How to make crusty french bread rolls ahead of time
Everyone loves hot baked bread, but I know it’s not on my menu too often because of timing! These rolls will solve all of your roll-timing problems.
My secret, is parbaking the bread rolls when I make them and then throwing them in the freezer until I need to use them. Par baking means what it sounds like PAR-tially baking your rolls to set the crust, but leaving them underdone enough that when you heat them up they are still tender and delicious.
These rolls will take all of an afternoon to bake (sorry, if you’re looking for a faster bread option feel free to try my 1-hour wheat breadsticks), but they are mostly hands off and with my par baking tip you can bake them whenever you have time, and just throw them in the oven for 10-15 minutes when you are ready to eat them. Easy Peasy.
Make these rolls for your next get-together. People will think you are America’s next top baker, and no one will believe they came out of your home kitchen. Excuse me, I’m off to sneak one more bite.
We are bread FANS here at Call Me Betty, so if you are looking for more breadbaking inspiration try one of these recipes!
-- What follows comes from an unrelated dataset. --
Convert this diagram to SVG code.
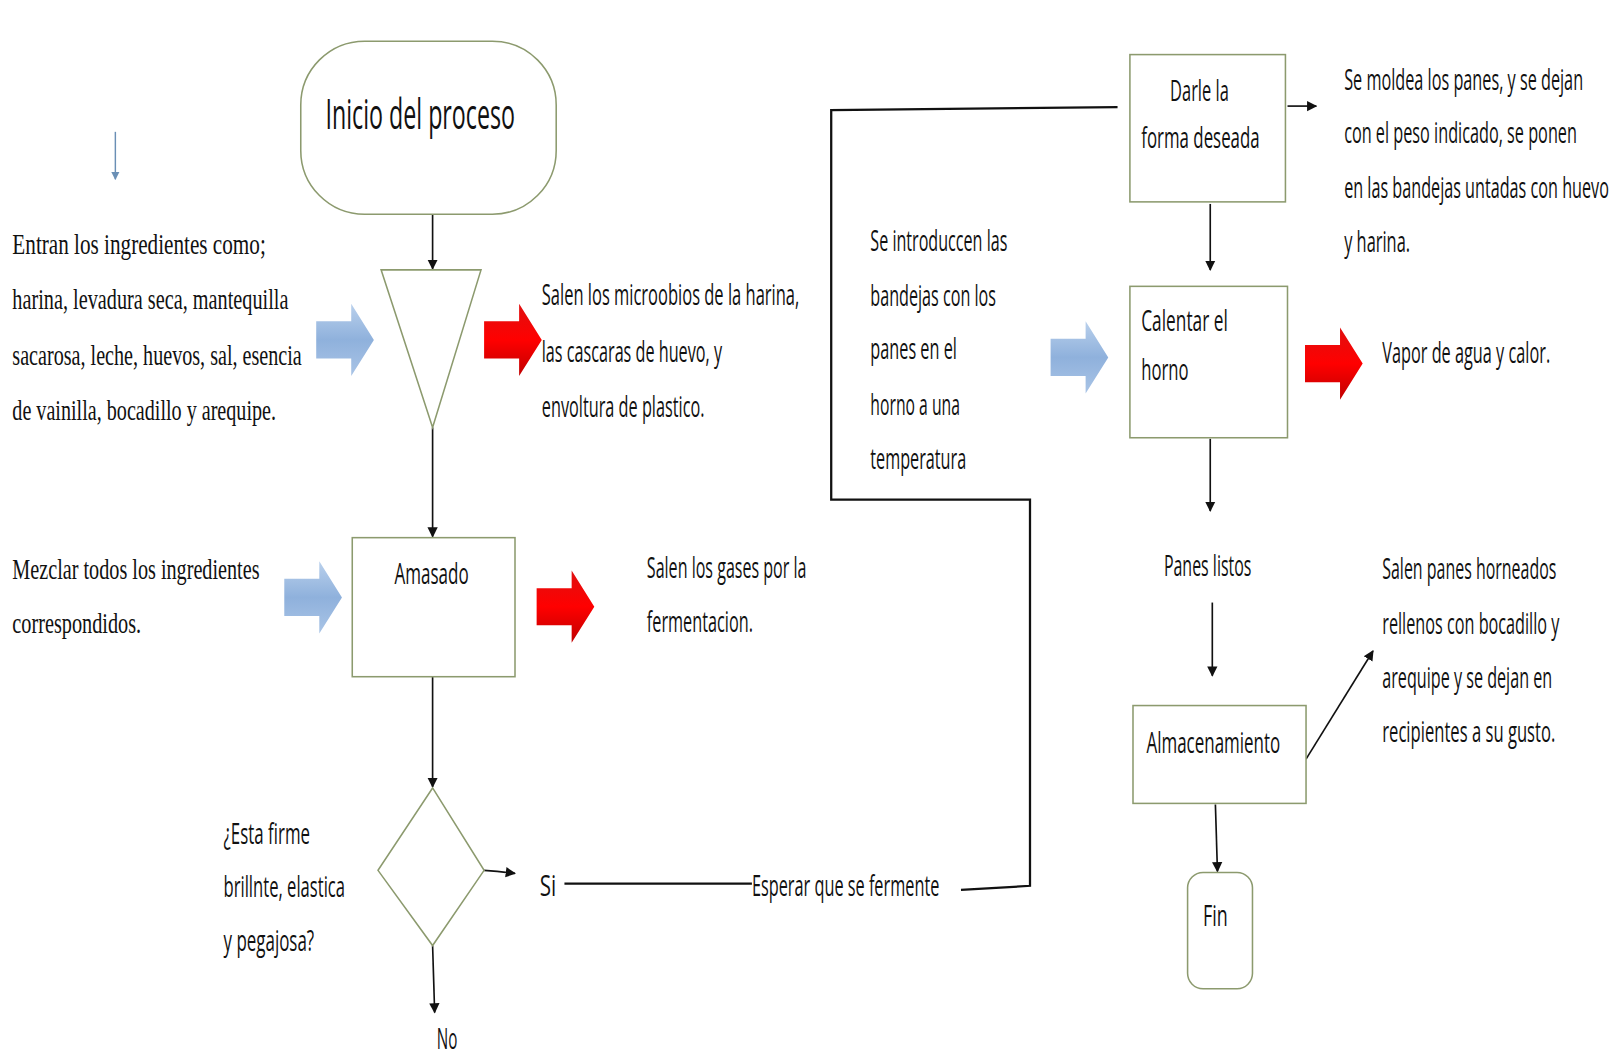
<svg xmlns="http://www.w3.org/2000/svg" width="1615" height="1061" viewBox="0 0 1615 1061">
<style>
.box{fill:#fff;stroke:#8c9a6e;stroke-width:1.5}
.ln{fill:none;stroke:#111;stroke-width:1.6}
.lnb{fill:none;stroke:#111;stroke-width:2.2}
.t{font-family:"Open Sans","Liberation Sans",sans-serif;font-size:28px;fill:#111}
.s{font-family:"Liberation Serif","DejaVu Serif",serif;font-size:29px;fill:#111}
</style>
<defs>
<marker id="ah" viewBox="0 0 10 10" refX="9" refY="5" markerWidth="10" markerHeight="11" markerUnits="userSpaceOnUse" orient="auto"><path d="M0,0 L10,5 L0,10 z" fill="#111"/></marker>
<marker id="ahs" viewBox="0 0 10 10" refX="9" refY="5" markerWidth="8" markerHeight="11" markerUnits="userSpaceOnUse" orient="auto"><path d="M0,0 L10,5 L0,10 z" fill="#6a8fb5"/></marker>
<linearGradient id="gb" x1="0" y1="0" x2="0" y2="1"><stop offset="0" stop-color="#b9d0ec"/><stop offset="0.5" stop-color="#8fb1dc"/><stop offset="1" stop-color="#a9c4e6"/></linearGradient>
<linearGradient id="gr" x1="0" y1="0" x2="0" y2="1"><stop offset="0" stop-color="#e01010"/><stop offset="0.5" stop-color="#ff0000"/><stop offset="1" stop-color="#c00000"/></linearGradient>
<path id="ba" d="M0,17 L34,17 L34,0 L56,35 L34,70 L34,53 L0,53 z"/>
</defs>
<g transform="scale(1.03)">
<g id="connectors">
<line x1="112" y1="128" x2="112" y2="174" style="stroke:#6a8fb5;stroke-width:1.4" marker-end="url(#ahs)"/>
<line class="ln" x1="420" y1="208" x2="420" y2="261" marker-end="url(#ah)"/>
<line class="ln" x1="420" y1="415" x2="420" y2="521" marker-end="url(#ah)"/>
<line class="ln" x1="420" y1="657" x2="420" y2="764" marker-end="url(#ah)"/>
<line class="ln" x1="420" y1="918" x2="422" y2="983" marker-end="url(#ah)"/>
<path class="ln" d="M470,845 Q485,846 500,848" marker-end="url(#ah)"/>
<line class="lnb" x1="548" y1="858" x2="730" y2="858"/>
<polyline class="lnb" points="933,864 1000,860 1000,485 807,485 807,107 1085,104"/>
<line class="ln" x1="1250" y1="103" x2="1278" y2="103" marker-end="url(#ah)"/>
<line class="ln" x1="1175" y1="198" x2="1175" y2="262" marker-end="url(#ah)"/>
<line class="ln" x1="1175" y1="426" x2="1175" y2="496" marker-end="url(#ah)"/>
<line class="ln" x1="1177" y1="585" x2="1177" y2="656" marker-end="url(#ah)"/>
<line class="ln" x1="1268" y1="737" x2="1333" y2="632" marker-end="url(#ah)"/>
<line class="ln" x1="1180" y1="781" x2="1182" y2="846" marker-end="url(#ah)"/>
</g>

<g id="flow-arrows">
<use href="#ba" x="307" y="295" fill="url(#gb)"/>
<use href="#ba" x="470" y="295" fill="url(#gr)"/>
<use href="#ba" x="276" y="545" fill="url(#gb)"/>
<use href="#ba" x="521" y="554" fill="url(#gr)"/>
<use href="#ba" x="1020" y="312" fill="url(#gb)"/>
<use href="#ba" x="1267" y="318" fill="url(#gr)"/>
</g>

<g id="inicio">
<rect class="box" x="292" y="40" width="248" height="168" rx="62" ry="62"/>
<text class="t" transform="translate(316,125) scale(0.55,1)" style="font-size:41px" textLength="334.5" lengthAdjust="spacingAndGlyphs">Inicio del proceso</text>
</g>

<g id="entrada-ingredientes">
<text class="s" transform="translate(12,247) scale(0.65,1)" textLength="378.5" lengthAdjust="spacingAndGlyphs">Entran los ingredientes como;</text>
<text class="s" transform="translate(12,300) scale(0.65,1)" textLength="412.3" lengthAdjust="spacingAndGlyphs">harina, levadura seca, mantequilla</text>
<text class="s" transform="translate(12,354) scale(0.65,1)" textLength="432.3" lengthAdjust="spacingAndGlyphs">sacarosa, leche, huevos, sal, esencia</text>
<text class="s" transform="translate(12,408) scale(0.65,1)" textLength="393.8" lengthAdjust="spacingAndGlyphs">de vainilla, bocadillo y arequipe.</text>
</g>

<g id="seleccion">
<polygon class="box" points="370,262 467,262 420,415"/>
</g>

<g id="salida-microbios">
<text class="t" transform="translate(526,296) scale(0.55,1)" textLength="454.5" lengthAdjust="spacingAndGlyphs">Salen los microobios de la harina,</text>
<text class="t" transform="translate(526,351) scale(0.55,1)" textLength="318.2" lengthAdjust="spacingAndGlyphs">las cascaras de huevo, y</text>
<text class="t" transform="translate(526,405) scale(0.55,1)" textLength="287.3" lengthAdjust="spacingAndGlyphs">envoltura de plastico.</text>
</g>

<g id="mezclar">
<text class="s" transform="translate(12,562) scale(0.65,1)" textLength="369.2" lengthAdjust="spacingAndGlyphs">Mezclar todos los ingredientes</text>
<text class="s" transform="translate(12,615) scale(0.65,1)" textLength="192.3" lengthAdjust="spacingAndGlyphs">correspondidos.</text>
</g>

<g id="amasado">
<rect class="box" x="342" y="522" width="158" height="135"/>
<text class="t" transform="translate(383,567) scale(0.55,1)" textLength="130.9" lengthAdjust="spacingAndGlyphs">Amasado</text>
</g>

<g id="salida-gases">
<text class="t" transform="translate(628,561) scale(0.55,1)" textLength="281.8" lengthAdjust="spacingAndGlyphs">Salen los gases por la</text>
<text class="t" transform="translate(628,614) scale(0.55,1)" textLength="187.3" lengthAdjust="spacingAndGlyphs">fermentacion.</text>
</g>

<g id="decision">
<polygon class="box" points="420,765 470,845 420,918 367,845"/>
<text class="t" transform="translate(217,819) scale(0.55,1)" textLength="152.7" lengthAdjust="spacingAndGlyphs">¿Esta firme</text>
<text class="t" transform="translate(217,871) scale(0.55,1)" textLength="214.5" lengthAdjust="spacingAndGlyphs">brillnte, elastica</text>
<text class="t" transform="translate(217,923) scale(0.55,1)" textLength="160" lengthAdjust="spacingAndGlyphs">y pegajosa?</text>
</g>

<g id="si"><text class="t" transform="translate(524,870) scale(0.55,1)" textLength="29.1" lengthAdjust="spacingAndGlyphs">Si</text></g>
<g id="no"><text class="t" transform="translate(424,1018) scale(0.55,1)" textLength="36.4" lengthAdjust="spacingAndGlyphs">No</text></g>
<g id="esperar"><text class="t" transform="translate(730,870) scale(0.55,1)" textLength="330.9" lengthAdjust="spacingAndGlyphs">Esperar que se fermente</text></g>

<g id="introducir">
<text class="t" transform="translate(845,244) scale(0.55,1)" textLength="241.8" lengthAdjust="spacingAndGlyphs">Se introduccen las</text>
<text class="t" transform="translate(845,297) scale(0.55,1)" textLength="221.8" lengthAdjust="spacingAndGlyphs">bandejas con los</text>
<text class="t" transform="translate(845,349) scale(0.55,1)" textLength="152.7" lengthAdjust="spacingAndGlyphs">panes en el</text>
<text class="t" transform="translate(845,403) scale(0.55,1)" textLength="158.2" lengthAdjust="spacingAndGlyphs">horno a una</text>
<text class="t" transform="translate(845,455) scale(0.55,1)" textLength="169.1" lengthAdjust="spacingAndGlyphs">temperatura</text>
</g>

<g id="darle-forma">
<rect class="box" x="1097" y="53" width="151" height="143"/>
<text class="t" transform="translate(1136,98) scale(0.55,1)" textLength="103.6" lengthAdjust="spacingAndGlyphs">Darle la</text>
<text class="t" transform="translate(1108,144) scale(0.55,1)" textLength="209.1" lengthAdjust="spacingAndGlyphs">forma deseada</text>
</g>

<g id="moldear">
<text class="t" transform="translate(1305,87) scale(0.55,1)" textLength="421.8" lengthAdjust="spacingAndGlyphs">Se moldea los panes, y se dejan</text>
<text class="t" transform="translate(1305,139) scale(0.55,1)" textLength="410.9" lengthAdjust="spacingAndGlyphs">con el peso indicado, se ponen</text>
<text class="t" transform="translate(1305,192) scale(0.55,1)" textLength="467.3" lengthAdjust="spacingAndGlyphs">en las bandejas untadas con huevo</text>
<text class="t" transform="translate(1305,245) scale(0.55,1)" textLength="116.4" lengthAdjust="spacingAndGlyphs">y harina.</text>
</g>

<g id="calentar">
<rect class="box" x="1097" y="278" width="153" height="147"/>
<text class="t" transform="translate(1108,321) scale(0.55,1)" textLength="152.7" lengthAdjust="spacingAndGlyphs">Calentar el</text>
<text class="t" transform="translate(1108,369) scale(0.55,1)" textLength="83.6" lengthAdjust="spacingAndGlyphs">horno</text>
</g>

<g id="vapor"><text class="t" transform="translate(1342,352) scale(0.55,1)" textLength="296.4" lengthAdjust="spacingAndGlyphs">Vapor de agua y calor.</text></g>

<g id="panes-listos"><text class="t" transform="translate(1130,559) scale(0.55,1)" textLength="154.5" lengthAdjust="spacingAndGlyphs">Panes listos</text></g>

<g id="almacenamiento">
<rect class="box" x="1100" y="685" width="168" height="95"/>
<text class="t" transform="translate(1113,731) scale(0.55,1)" textLength="236.4" lengthAdjust="spacingAndGlyphs">Almacenamiento</text>
</g>

<g id="salen-panes">
<text class="t" transform="translate(1342,562) scale(0.55,1)" textLength="307.3" lengthAdjust="spacingAndGlyphs">Salen panes horneados</text>
<text class="t" transform="translate(1342,616) scale(0.55,1)" textLength="312.7" lengthAdjust="spacingAndGlyphs">rellenos con bocadillo y</text>
<text class="t" transform="translate(1342,668) scale(0.55,1)" textLength="300" lengthAdjust="spacingAndGlyphs">arequipe y se dejan en</text>
<text class="t" transform="translate(1342,720) scale(0.55,1)" textLength="305.5" lengthAdjust="spacingAndGlyphs">recipientes  a su gusto.</text>
</g>

<g id="fin">
<rect class="box" x="1153" y="847" width="63" height="113" rx="15" ry="15"/>
<text class="t" transform="translate(1168,899) scale(0.55,1)" textLength="43.6" lengthAdjust="spacingAndGlyphs">Fin</text>
</g>
</g>
</svg>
- How to make bagels from scratch
- Homemade soft french bread
- 1-hour wheat breadsticks
- The best homemade garlic bread
- 2 1/4 tsp active dry yeast, (1 packet)
- 2 tsp sugar
- 2 C lukewarm water
- 6 C unbleached all-purpose flour, (plus addt'l for dusting)
- 1/2 C nonfat dry milk
- 1 tbsp salt
- yellow cornmeal, (for baking sheets)
- In the bowl of a bosch mixer or kitchen aid dissolve yeast and sugar in lukewarm water and let stand for 10 minutes until bubbly
- Add 3 C flour, nonfat dry milk, and salt. Mix well. Add remaining flour while mixing on medium speed until dough pulls away from the side of the bowl and the dough holds its shape. You may not use all of the flour.
- Continue to mix on medium speed for ~7 minutes until dough is smooth and slightly tacky to the touch. Remove from mixer, form a ball, and place in a greased mixing bowl.
- Cover mixing bowl with plastic wrap or a clean kitchen towel and let rise in a warm place until double in size (about 1 hour) I like to turn my oven on the lowest setting for about 2 minutes, then put the dough to rise in there to avoid drafts.
- When the dough is risen punch dough down and turn it onto a lightly-floured work surface. Using a bench scraper divide into 16 even pieces by splitting the dough into quarters, and then dividing each quarter into quarters.
- Generously flour a clean kitchen towel and place on a baking sheet. Shape each section of dough into spheres and place on floured kitchen towel. Cover with another clean kitchen towel and allow to rise until doubled in size again (about 1 hour)
- About 30 minutes after your rolls have started rising, preheat your oven to 425 degrees F. If using a baking stone, add it to the bottom shelf of the oven to preheat when you turn the oven on. Also place a baking sheet on the bottom of the oven (if there are no coils) to use as a steam bath.
- When rolls have sufficiently risen, dust a baker's peel generously with cornmeal, then gently flip each roll so the floured side is facing up and place it on the baker's peel. Place baker's peel on pizza stone, and swiftly remove the peel with a jerk. (If you don't have a baker's peel, dust your baking sheets or pizza stone instead with corn meal, and carefully turn and place each roll directly onto the stone or baking sheet. Bake on the lowest rack in your oven.)
- Pour 2 cups of hot tap water into the baking sheet on the bottom of the oven and quickly shut the door to create a steam environment in your oven.
- To bar bake the rolls to be enjoyed later, bake for 15 minutes, let cool, and freeze in gallon ziplock bags until ready to use (I have saved mine up to 30 days, but they may last longer).
- When ready to use, bake rolls for 15 minutes at 375 degrees F.
- If you want to enjoy your rolls right away, bake for 25 minutes, then turn off the oven and let sit for 5 minutes with the oven door open to maximize the crustiness of the crust.
- Serve as a side for salad, soup, or alone with a delicious smathering of butter!